Chaque ministre travaillera en portant l’ambition d’un véritable recentrage du service public sur ses missions, dans la clarté et pour plus d’efficacité. Ici comme ailleurs, ma conviction est faite : tout doit être discuté, concerté et accompagné. Les fonctionnaires sont les premières victimes de l’immobilisme de l’État. Leurs conditions de travail, leurs rémunérations, leur place dans la société française s’en ressentent. Aussi, 50 % des économies retirées du non-remplacement de tous les départs à la retraite seront-elles affectées à l’amélioration des carrières dans la fonction publique.

Nous voulons faire partager par tous les fonctionnaires une même ambition : celle d’un État efficace et reconnu comme tel par la nation.

En quelques semaines, nous avons ouvert les chantiers du droit pénal de la récidive, de la fiscalité, du travail, de la protection sociale, de l’université, du service minimum dans les transports, de l’immigration. Nous continuerons d’aller de l’avant, comme le veut le Président de la République.

Je mesure l’ambition et les difficultés de notre tâche. Mais je vois aussi les atouts de notre réussite.

D’abord, les Français eux-mêmes. Je me souviens de ce chef d’entreprise, au bord de la faillite, m’expliquant qu’aucun de ses salariés n’avait manqué à son appel lorsqu’il avait fallu se retrousser les manches.

Je me rappelle de ce professeur de collège, disant à une jeune fille qui portait le voile : « Ici, on ne cache pas son visage, car dans l’école de la République chacun doit pouvoir se regarder sans se défier ni se juger ». Et je revois ce sous-officier français m’expliquer, qu’il y a quelques années, la première tâche de sa compagnie avait consisté à reconstruire la maternité détruite dans un village de Somalie constamment bombardé. Voilà les Français, avec leurs élans, leur engagement et leur cœur !

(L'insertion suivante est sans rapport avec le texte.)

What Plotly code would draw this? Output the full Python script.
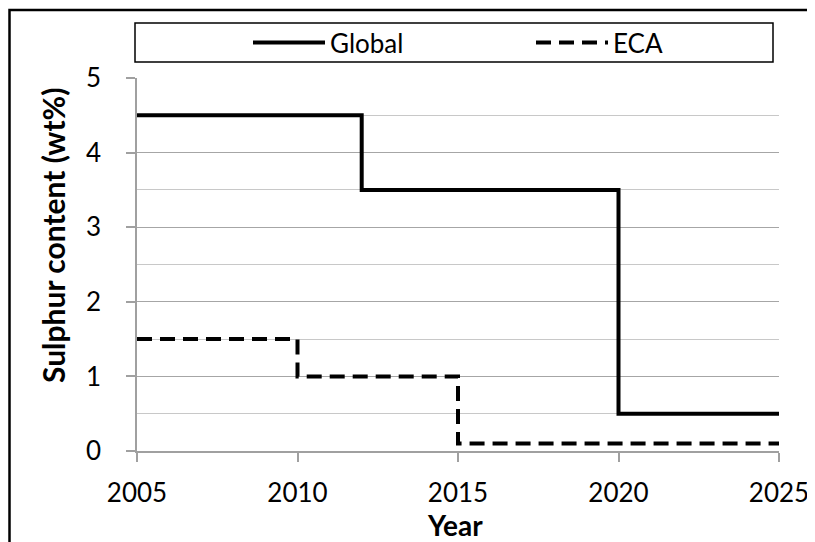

Et puis, il y a la République. Elle fait de chacun d’entre nous le compagnon de l’autre. La République, en France, vient de loin. Elle est née de siècles de combat pour faire triompher l’intérêt général, la liberté de conscience et l’égalité face à la dure résistance des privilèges et des corporatismes. La République, c’est une action continue, permanente. C’est une volonté politique, une révolte face aux facilités, aux injustices, aux échecs. La République n’est que mouvement : si elle tombe, elle se relève, tel Gavroche sur sa barricade. Elle se relève toujours et c’est la faute à Voltaire, la faute à Rousseau ; c’est aussi pour nous la faute à Victor Hugo, à Clemenceau, à Gambetta, à de Gaulle, aux héros de vingt ans de la Résistance et de la France libre !

« Vivre, ce n’est pas se résigner ! », écrivait Camus. Sans cesse dans son histoire, la France a cru au mouvement. Elle n’a jamais fait bon ménage avec le statu quo et les arrangements à la petite semaine, ce que le général de Gaulle qualifiait en son temps de « petite soupe sur son petit feu, dans sa petite marmite ». À ce nihilisme, nous avons opposé un sens aigu du progrès. Cette idée du progrès rassemble les Français. Les belles heures de notre histoire témoignent de cette soudaine unité dans l’action.

Bien entendu, le progrès réclame des choix, des sacrifices parfois. Il commande d’établir des priorités. Il compromet les rentes. Parce que le progrès accélère l’histoire, déjoue les scénarios écrits à l’avance, dénoue les situations que l’on disait compromises.

La France est fière et audacieuse. Nous lui avons proposé une rupture constructive : elle s’y est reconnue. Nous avons sollicité d’elle un mandat pour agir : elle nous l’a donné. Il y a dans le pays un souffle de confiance. Le Président de la République en est l’initiateur. J’en suis, devant vous, le dépositaire.

Cette confiance, au titre de l’article 49, alinéa premier, de la Constitution, le Gouvernement vous la demande.